Beyond Belief


Belief is an interesting thing. It’s personal and subjective, but most of all, it’s incredibly powerful. To say that you think, or suppose, or even know something is true is one thing. To say that you BELIEVE in it is something else entirely.

Cultures rise and fall on the premise of belief. Wars are fought, lives are lost, and hatred is fostered all because of one six letter word. I’m not writing this to rip into religion, or those who practice it. Admittedly, I’m not a religious person; I tend to fall more in line with the science crowd. But I do understand and respect the need people have for it, have always had for it, since the beginning of modern human existence.

What I have a hard time comprehending is the notion that believing in a particular thing somehow trumps basic morals and human decency. This strange occurrence crosses all religious and party lines. Mob mentality takes over without a mob even being present. And it’s always been that way. Blame the anonymity of the internet all you want, when it comes to political and religious beliefs, people have always been more than willing to turn into assholes to defend their cause.

In the last few years we’ve been battered over and over again with belief.  Each side insists they are right, and that you are somehow morally bankrupt if you believe anything else. Family and friends turn against each other without a second thought, attacking each other with shocking vitriol.

The other night I watched a documentary on the tribes of New Guinea (because that’s how I prefer to spend my Friday nights thankyouverymuch). At the time of the filming, the tribes had little to no exposure to people outside of their society. They knew nothing of Western science or religion. They believed that women were impregnated by forest spirits and that cannibalism was the only way to destroy the evil inhabiting a murderers’ body. Their cultures had followed these beliefs for thousands of years, untouched by the outside world.

So, do these people, these “savages” who run naked through the forest, practicing their own form of cannibalistic justice, need saving? Are we so much better off?
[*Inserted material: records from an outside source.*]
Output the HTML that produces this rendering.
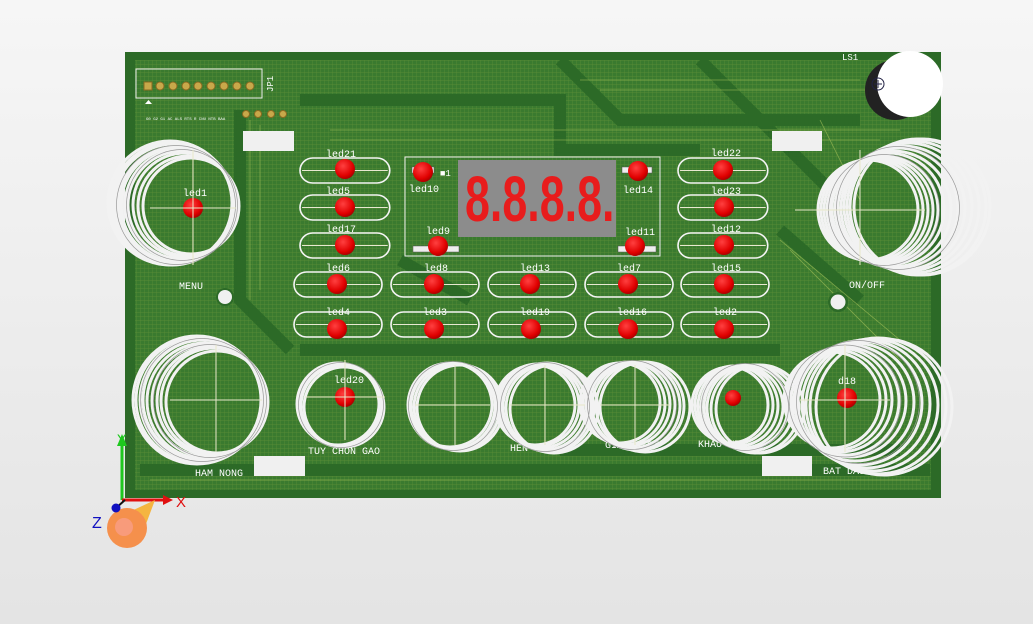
<!DOCTYPE html>
<html><head><meta charset="utf-8"><style>
html,body{margin:0;padding:0;width:1033px;height:624px;overflow:hidden;background:linear-gradient(#f6f6f6,#e4e4e4);}
svg{display:block}
text{font-family:"Liberation Mono","DejaVu Sans Mono",monospace;fill:#fff;}
text.s{font-family:"Liberation Sans",sans-serif;}
</style></head><body>
<svg width="1033" height="624" viewBox="0 0 1033 624">
<defs>
<pattern id="grid" width="4" height="4" patternUnits="userSpaceOnUse"><rect width="4" height="4" fill="#3a7a2f"/><path d="M0 0H4M0 0V4" stroke="#5d8f37" stroke-width="0.7"/></pattern>
<g id="pill"><rect x="0" y="0" width="88" height="25" rx="12.5" fill="none" stroke="#f4f4f4" stroke-width="1.6"/><line x1="2" y1="12.5" x2="86" y2="12.5" stroke="#e8e8d0" stroke-width="1"/></g>
<radialGradient id="led" cx="0.4" cy="0.35" r="0.7"><stop offset="0" stop-color="#ff4040"/><stop offset="0.7" stop-color="#e00000"/><stop offset="1" stop-color="#a00000"/></radialGradient>
</defs>
<rect x="125" y="52" width="816" height="446" fill="#2c6a27"/>
<rect x="135" y="60" width="796" height="430" fill="url(#grid)"/>
<g fill="none" stroke="#2c6a27" stroke-width="12">
<path d="M240 110 L240 300 L290 350"/><path d="M300 100 H560 V150 H700"/><path d="M560 60 L620 120 H780"/>
<path d="M780 230 L860 300"/><path d="M400 260 L470 300"/><path d="M140 470 H930"/><path d="M760 120 L860 120"/>
<path d="M560 450 H900"/><path d="M300 350 H780"/><path d="M700 60 L840 200"/>
</g>
<g fill="none" stroke="#9cbc56" stroke-width="0.8" opacity="0.7">
<path d="M330 130 H900"/><path d="M330 140 H880"/><path d="M580 80 H860"/><path d="M600 90 H870"/><path d="M250 120 V300"/><path d="M260 125 V290"/><path d="M780 240 L900 340"/><path d="M790 250 L900 360"/><path d="M150 480 H920"/><path d="M820 120 L860 200"/>
</g>
<rect x="136" y="69" width="126" height="29" fill="none" stroke="#eee" stroke-width="1"/>
<g fill="#c8a84a" stroke="#8a6a20"><rect x="144" y="82" width="8" height="8"/>
<circle cx="160" cy="86" r="4"/><circle cx="173" cy="86" r="4"/><circle cx="186" cy="86" r="4"/><circle cx="198" cy="86" r="4"/><circle cx="211" cy="86" r="4"/><circle cx="224" cy="86" r="4"/><circle cx="237" cy="86" r="4"/><circle cx="250" cy="86" r="4"/>
<circle cx="246" cy="114" r="3.5"/><circle cx="258" cy="114" r="3.5"/><circle cx="271" cy="114" r="3.5"/><circle cx="283" cy="114" r="3.5"/></g>
<text x="273" y="92" font-size="9" transform="rotate(-90 273 92)">JP1</text>
<polygon points="145,104 152,104 148.5,100" fill="#fff"/>
<g font-size="4" fill="#ddd"><text x="146" y="120">G0 G2 G1 AC ALS RTS R CNU NTB BAA</text></g>
<g fill="#f0f0f0"><rect x="243" y="131" width="51" height="20"/><rect x="772" y="131" width="50" height="20"/><rect x="254" y="456" width="51" height="20"/><rect x="762" y="456" width="50" height="20"/></g>
<circle cx="225" cy="297" r="9" fill="#2c6a27"/><circle cx="225" cy="297" r="7" fill="#f0f0f0"/>
<circle cx="838" cy="302" r="10" fill="#2c6a27"/><circle cx="838" cy="302" r="7.5" fill="#f0f0f0"/>
<use href="#pill" transform="translate(300,158) scale(1.02,1)"/>
<use href="#pill" transform="translate(300,195) scale(1.02,1)"/>
<use href="#pill" transform="translate(300,233) scale(1.02,1)"/>
<use href="#pill" transform="translate(678,158) scale(1.02,1)"/>
<use href="#pill" transform="translate(678,195) scale(1.02,1)"/>
<use href="#pill" transform="translate(678,233) scale(1.02,1)"/>
<use href="#pill" x="294" y="272"/><use href="#pill" x="391" y="272"/><use href="#pill" x="488" y="272"/><use href="#pill" x="585" y="272"/><use href="#pill" x="681" y="272"/>
<use href="#pill" x="294" y="312"/><use href="#pill" x="391" y="312"/><use href="#pill" x="488" y="312"/><use href="#pill" x="585" y="312"/><use href="#pill" x="681" y="312"/>
<rect x="405" y="157" width="255" height="99" fill="none" stroke="#eee" stroke-width="1"/>
<rect x="458" y="160" width="158" height="77" fill="#8c8c8c"/>
<text class="s" transform="translate(465,221) scale(0.7,1)" x="0" y="0" font-size="64" style="fill:#e81c1c;font-weight:bold">8.8.8.8.</text>
<g fill="#eee" stroke="#555" stroke-width="0.5"><rect x="413" y="246" width="46" height="6"/><rect x="618" y="246" width="38" height="6"/><rect x="412" y="167" width="22" height="6"/><rect x="622" y="167" width="30" height="6"/></g>
<g fill="url(#led)">
<circle cx="345" cy="169" r="10"/><circle cx="345" cy="207" r="10"/><circle cx="345" cy="245" r="10"/>
<circle cx="423" cy="172" r="10"/><circle cx="438" cy="246" r="10"/><circle cx="638" cy="171" r="10"/><circle cx="635" cy="246" r="10"/>
<circle cx="723" cy="170" r="10"/><circle cx="724" cy="207" r="10"/><circle cx="724" cy="245" r="10"/>
<circle cx="337" cy="284" r="10"/><circle cx="434" cy="284" r="10"/><circle cx="530" cy="284" r="10"/><circle cx="628" cy="284" r="10"/><circle cx="724" cy="284" r="10"/>
<circle cx="337" cy="329" r="10"/><circle cx="434" cy="329" r="10"/><circle cx="531" cy="329" r="10"/><circle cx="628" cy="329" r="10"/><circle cx="724" cy="329" r="10"/>
<circle cx="193" cy="208" r="10"/><circle cx="345" cy="397" r="10"/><circle cx="847" cy="398" r="10"/><circle cx="733" cy="398" r="8"/>
</g>
<g font-size="10">
<text x="326" y="157">led21</text><text x="326" y="194">led5</text><text x="326" y="232">led17</text>
<text x="409" y="192">led10</text><text x="426" y="234">led9</text><text x="623" y="193">led14</text><text x="625" y="235">led11</text>
<text x="711" y="156">led22</text><text x="711" y="194">led23</text><text x="711" y="232">led12</text>
<text x="326" y="271">led6</text><text x="424" y="271">led8</text><text x="520" y="271">led13</text><text x="617" y="271">led7</text><text x="711" y="271">led15</text>
<text x="326" y="315">led4</text><text x="423" y="315">led3</text><text x="520" y="315">led19</text><text x="617" y="315">led16</text><text x="713" y="315">led2</text>
<text x="183" y="196">led1</text><text x="334" y="383">led20</text><text x="838" y="384">d18</text>
<text x="179" y="289">MENU</text><text x="849" y="288">ON/OFF</text><text x="308" y="454">TUY CHON GAO</text><text x="510" y="451">HEN GIO</text><text x="605" y="448">GIA NHIET</text><text x="698" y="447">KHAU VI</text><text x="823" y="474">BAT DAU</text><text x="195" y="476">HAM NONG</text>
<text x="842" y="60" font-size="9">LS1</text><text x="440" y="176" font-size="9">■1</text>
</g>
<circle cx="895" cy="90" r="30" fill="#222"/><circle cx="910" cy="84" r="33" fill="#fff"/><circle cx="878" cy="84" r="6" fill="none" stroke="#224" stroke-width="1"/><path d="M874 84h8M878 80v8" stroke="#224"/>
<g fill="none" stroke="#f2f2f2" stroke-width="3">
<circle cx="170" cy="203" r="62"/><circle cx="172" cy="204" r="61"/><circle cx="174" cy="204" r="60"/><circle cx="176" cy="205" r="58"/><circle cx="178" cy="205" r="57"/><circle cx="180" cy="205" r="55"/><circle cx="182" cy="205" r="54"/><circle cx="185" cy="205" r="52"/><circle cx="188" cy="206" r="50"/><circle cx="191" cy="206" r="48"/>
<circle cx="197" cy="400" r="64"/><circle cx="199" cy="400" r="63"/><circle cx="201" cy="400" r="61"/><circle cx="203" cy="400" r="60"/><circle cx="205" cy="401" r="58"/><circle cx="208" cy="401" r="56"/><circle cx="211" cy="401" r="54"/><circle cx="214" cy="401" r="53"/><circle cx="217" cy="402" r="51"/>
<circle cx="868" cy="210" r="50"/><circle cx="872" cy="210" r="51"/><circle cx="876" cy="210" r="52"/><circle cx="880" cy="210" r="53"/><circle cx="884" cy="210" r="54"/><circle cx="888" cy="209" r="56"/><circle cx="893" cy="209" r="58"/><circle cx="898" cy="208" r="60"/><circle cx="903" cy="208" r="62"/><circle cx="908" cy="207" r="64"/><circle cx="913" cy="207" r="66"/><circle cx="918" cy="207" r="68"/><circle cx="922" cy="207" r="68"/>
<circle cx="832" cy="400" r="48"/><circle cx="836" cy="400" r="50"/><circle cx="840" cy="400" r="52"/><circle cx="845" cy="401" r="54"/><circle cx="850" cy="401" r="56"/><circle cx="855" cy="402" r="59"/><circle cx="860" cy="403" r="62"/><circle cx="866" cy="404" r="64"/><circle cx="872" cy="405" r="66"/><circle cx="878" cy="406" r="68"/><circle cx="884" cy="407" r="68"/>
<circle cx="338" cy="404" r="41"/><circle cx="340" cy="405" r="41"/><circle cx="342" cy="406" r="41"/><circle cx="344" cy="407" r="40"/>
<circle cx="450" cy="405" r="42"/><circle cx="452" cy="406" r="43"/><circle cx="454" cy="406" r="43"/><circle cx="457" cy="407" r="43"/><circle cx="460" cy="408" r="43"/>
<circle cx="535" cy="405" r="40"/><circle cx="538" cy="405" r="41"/><circle cx="541" cy="406" r="42"/><circle cx="544" cy="407" r="43"/><circle cx="547" cy="407" r="44"/><circle cx="550" cy="408" r="44"/><circle cx="554" cy="409" r="44"/>
<circle cx="620" cy="403" r="40"/><circle cx="624" cy="404" r="41"/><circle cx="628" cy="404" r="42"/><circle cx="632" cy="405" r="43"/><circle cx="636" cy="406" r="44"/><circle cx="640" cy="406" r="44"/><circle cx="645" cy="407" r="45"/>
<circle cx="730" cy="405" r="38"/><circle cx="734" cy="405" r="39"/><circle cx="738" cy="406" r="40"/><circle cx="742" cy="407" r="41"/><circle cx="746" cy="407" r="42"/><circle cx="750" cy="408" r="43"/><circle cx="755" cy="409" r="44"/><circle cx="760" cy="409" r="44"/>
</g>
<g fill="none" stroke="#999" stroke-width="0.7">
<circle cx="176" cy="205" r="59.5"/><circle cx="182" cy="205" r="55.5"/><circle cx="202" cy="400" r="61.5"/><circle cx="210" cy="401" r="56.5"/><circle cx="898" cy="208" r="61.5"/><circle cx="884" cy="210" r="55.5"/><circle cx="858" cy="402" r="61.5"/><circle cx="845" cy="401" r="56"/><circle cx="545" cy="407" r="44.5"/><circle cx="632" cy="405" r="44.5"/><circle cx="745" cy="407" r="43.5"/><circle cx="453" cy="406" r="44.5"/><circle cx="341" cy="405" r="42.5"/>
</g>
<g stroke="#e8e8c8" stroke-width="1"><path d="M150 208H236M193 150V265M170 400H262M216 345V452M305 397H385M345 360V440M415 405H490M455 365V445M510 405H585M545 365V445M600 405H670M635 365V445M795 210H925M860 150V265M800 400H890M845 345V452"/></g>
<line x1="122" y1="500" x2="122" y2="440" stroke="#1ec81e" stroke-width="3"/><polygon points="117,446 127,446 122,434" fill="#1ec81e"/>
<text class="s" x="117" y="444" font-size="14" style="fill:#1ec81e">Y</text>
<line x1="122" y1="500" x2="165" y2="500" stroke="#e01010" stroke-width="3"/><polygon points="163,495 173,500 163,505" fill="#e01010"/>
<text class="s" x="176" y="507" font-size="15" style="fill:#e01010">X</text>
<path d="M112 520 L155 500 L140 540 Z" fill="#f5b540"/>
<circle cx="127" cy="528" r="20" fill="#f5904c"/><circle cx="124" cy="527" r="9" fill="#f9a090" opacity="0.7"/>
<line x1="116" y1="508" x2="125" y2="500" stroke="#111" stroke-width="2"/><circle cx="116" cy="508" r="4.5" fill="#1010c0"/>
<text class="s" x="92" y="528" font-size="16" style="fill:#1010c0">Z</text>
</svg>
</body></html>
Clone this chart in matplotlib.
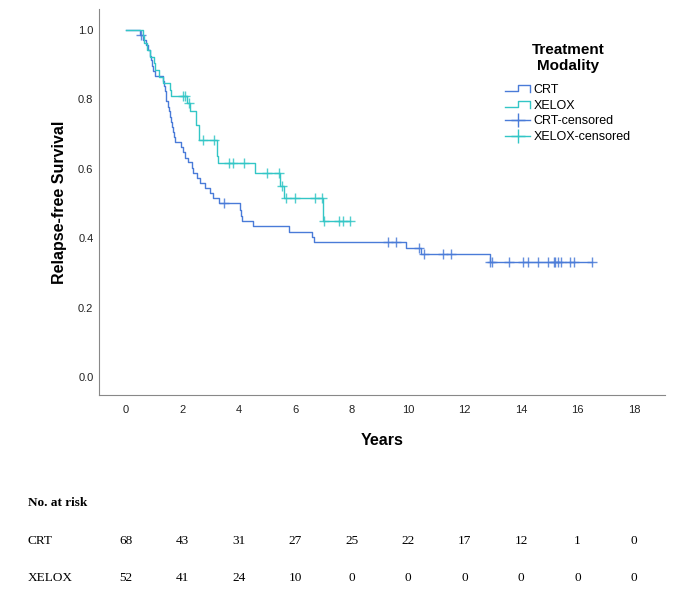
import numpy as np
import matplotlib
matplotlib.use("Agg")
import matplotlib.pyplot as plt
from matplotlib.lines import Line2D
from matplotlib.legend_handler import HandlerBase
import matplotlib.transforms as mtransforms

# ---- data -----------------------------------------------------------------
crt_times = [0.50, 0.62, 0.73, 0.79, 0.85, 0.88, 0.91, 0.97, 1.03, 1.33, 1.35,
             1.38, 1.41, 1.44, 1.50, 1.53, 1.56, 1.59, 1.62, 1.66, 1.70, 1.75,
             1.95, 2.03, 2.09, 2.21, 2.33, 2.39, 2.51, 2.63, 2.80, 2.98, 3.10,
             3.30, 4.03, 4.07, 4.12, 4.50, 5.79, 6.60, 6.65, 9.93, 10.45, 12.89]
crt_surv = [0.985, 0.971, 0.956, 0.941, 0.926, 0.912, 0.897, 0.882, 0.868,
            0.853, 0.838, 0.823, 0.809, 0.794, 0.779, 0.765, 0.750, 0.735,
            0.721, 0.706, 0.691, 0.676, 0.662, 0.647, 0.632, 0.618, 0.603,
            0.588, 0.574, 0.559, 0.544, 0.529, 0.515, 0.500, 0.482, 0.465,
            0.448, 0.434, 0.418, 0.403, 0.388, 0.372, 0.353, 0.332]
crt_cens = [0.55, 3.48, 9.29, 9.57, 10.38, 10.55, 11.23, 11.52, 12.90, 12.98,
            13.56, 14.07, 14.23, 14.61, 14.97, 15.15, 15.22, 15.31, 15.43,
            15.72, 15.89, 16.52]

xel_times = [0.60, 0.65, 0.75, 0.85, 1.00, 1.03, 1.17, 1.33, 1.55, 1.60, 2.18,
             2.28, 2.48, 2.58, 3.22, 3.27, 4.58, 5.47, 5.59, 6.98]
xel_surv = [0.981, 0.962, 0.942, 0.923, 0.904, 0.885, 0.865, 0.846, 0.827,
            0.808, 0.788, 0.767, 0.725, 0.684, 0.636, 0.617, 0.588, 0.550,
            0.515, 0.448]
xel_cens = [2.03, 2.10, 2.24, 2.74, 3.12, 3.67, 3.81, 4.20, 4.99, 5.41, 5.53,
            5.68, 6.00, 6.71, 6.94, 7.03, 7.54, 7.71, 7.93]

risk_times = [0, 2, 4, 6, 8, 10, 12, 14, 16, 18]
risk_crt = [68, 43, 31, 27, 25, 22, 17, 12, 1, 0]
risk_xel = [52, 41, 24, 10, 0, 0, 0, 0, 0, 0]

c_crt = "#4a7bd8"
c_xel = "#33c6c6"

plt.rcParams['font.family'] = ['Liberation Sans', 'DejaVu Sans']


class StepHandler(HandlerBase):
    def create_artists(self, legend, orig, xd, yd, w, h, fontsize, trans):
        x0, y0 = -xd, -yd
        xs = [x0, x0 + 0.5 * w, x0 + 0.5 * w, x0 + w, x0 + w]
        ys = [y0 + 0.2 * h, y0 + 0.2 * h, y0 + 0.85 * h, y0 + 0.85 * h, y0 + 0.1 * h]
        ln = Line2D(xs, ys, color=orig.get_color(), lw=orig.get_linewidth())
        ln.set_transform(trans)
        return [ln]


def surv_at(t, times, surv):
    idx = np.searchsorted(times, t, side='right') - 1
    s = np.array([1.0] + list(surv))
    return s[idx + 1]


fig = plt.figure(figsize=(6.75, 6.01), dpi=100)
ax = fig.add_axes([0.1467, 0.3428, 0.8385, 0.6422])

# curves
for times, surv, cens, col in [(crt_times, crt_surv, crt_cens, c_crt),
                               (xel_times, xel_surv, xel_cens, c_xel)]:
    end = max(cens[-1], times[-1])
    xs = [0] + times + [end]
    ys = [1.0] + surv + [surv[-1]]
    ax.step(xs, ys, where='post', color=col, lw=1.0)
    ax.plot(cens, surv_at(np.array(cens), times, surv), '+', color=col,
            ms=6.5, mew=1.0, alpha=0.85)

ax.set_xlim(-0.95, 19.1)
ax.set_ylim(-0.052, 1.06)
ax.set_xticks(range(0, 19, 2))
ax.set_yticks(np.arange(0, 1.01, 0.2))
ax.set_yticklabels(["%.1f" % v for v in np.arange(0, 1.01, 0.2)])
ax.tick_params(length=0, labelsize=8, colors="#222222")
ax.tick_params(axis='x', pad=7)
ax.tick_params(axis='y', pad=4)
for s in ['top', 'right']:
    ax.spines[s].set_visible(False)
for s in ['left', 'bottom']:
    ax.spines[s].set_color("#888888")
ax.set_xlabel("Years", fontsize=11.5, fontweight='bold', labelpad=13)
ax.set_ylabel("Relapse-free Survival", fontsize=11.5, fontweight='bold', labelpad=8)

# legend
h_crt = Line2D([], [], color=c_crt, lw=1.0)
h_xel = Line2D([], [], color=c_xel, lw=1.0)
h_crt_c = Line2D([], [], color=c_crt, lw=1.0, marker='+', ms=10, mew=1.0)
h_xel_c = Line2D([], [], color=c_xel, lw=1.0, marker='+', ms=10, mew=1.0)
leg = ax.legend([h_crt, h_xel, h_crt_c, h_xel_c],
                ["CRT", "XELOX", "CRT-censored", "XELOX-censored"],
                handler_map={h_crt: StepHandler(), h_xel: StepHandler()},
                title="Treatment\nModality", loc='upper left',
                bbox_to_anchor=(500 / 675, 1 - 38 / 601),
                bbox_transform=fig.transFigure, frameon=False, fontsize=9,
                handlelength=2.0, handletextpad=0.3, labelspacing=0.3,
                borderaxespad=0)
leg.get_title().set_fontweight('bold')
leg.get_title().set_fontsize(11)
leg.get_title().set_multialignment('center')
leg.get_title().set_linespacing(1.15)
leg._legend_box.align = "center"
leg._legend_box.sep = 8

# number at risk table
serif = ['Liberation Serif', 'DejaVu Serif']
trans = mtransforms.blended_transform_factory(ax.transData, fig.transFigure)
fig.text(28 / 675, 1 - 503 / 601, "No. at risk", family=serif, fontsize=9.5,
         fontweight='bold', va='center', ha='left')
fig.text(28 / 675, 1 - 541 / 601, "CRT", family=serif, fontsize=9.5,
         va='center', ha='left')
fig.text(28 / 675, 1 - 578 / 601, "XELOX", family=serif, fontsize=9.5,
         va='center', ha='left')
for t, a, b in zip(risk_times, risk_crt, risk_xel):
    ax.text(t, 1 - 541 / 601, str(a), transform=trans, family=serif,
            fontsize=9.5, ha='center', va='center')
    ax.text(t, 1 - 578 / 601, str(b), transform=trans, family=serif,
            fontsize=9.5, ha='center', va='center')

fig.savefig("out.png", dpi=100)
We eat each other alive every day, online and in the media, under the guise of debating religion and politics. We hide behind belief to justify hatred and discrimination. In our supposedly more “civilized” world, we turn fear of the unknown into an unmovable system of belief that clouds our consciences and warps our morals. We spend our lives screaming at each other, trying to sway the majority to our way of thinking because belief is a static thing that cannot evolve with the changing times.

But it doesn’t have to be that way. Belief doesn’t have to narrow our minds and limit our scope. The whole concept of belief is an incredible testament to the ingenuity of the human mind. The world is full of strange and wonderful things beyond our basic comprehension. Instead of holing up in a cave somewhere and living in fear of the wonders of nature, our ancestors theorized and hypothesized, fitting the miracles of this world into a framework that made sense to them, and still makes sense to so many.

Over the centuries, many of the original ideas about our creation and existence have given way to scientific evidence. We know so much now, about ourselves and our universe, it’s mind-boggling. We’ve discovered that the Earth is round and older than comprehension and that we are literally made of star dust. Yet, incredibly, there is still so much to learn. That gap, the space that science has yet to (and may never) explain, is filled with belief.

The notion that people can take an explanation that they can’t see, hear, or touch and believe it with every fiber of their beings  is truly beautiful. Unfortunately, it’s been sullied by people in positions of power who manipulate it to fit their agendas. Belief is the currency with which our morals are bought and sold.

If we were, for just a moment, to reflect on its intended purpose, perhaps we would not allow our beliefs to be dictated so easily. If we were to recognize that we are all merely humans, trying to find meaning behind our existence, trying to feel worthy of the divine spark that lives in us all, perhaps we would treat each other a little more gently.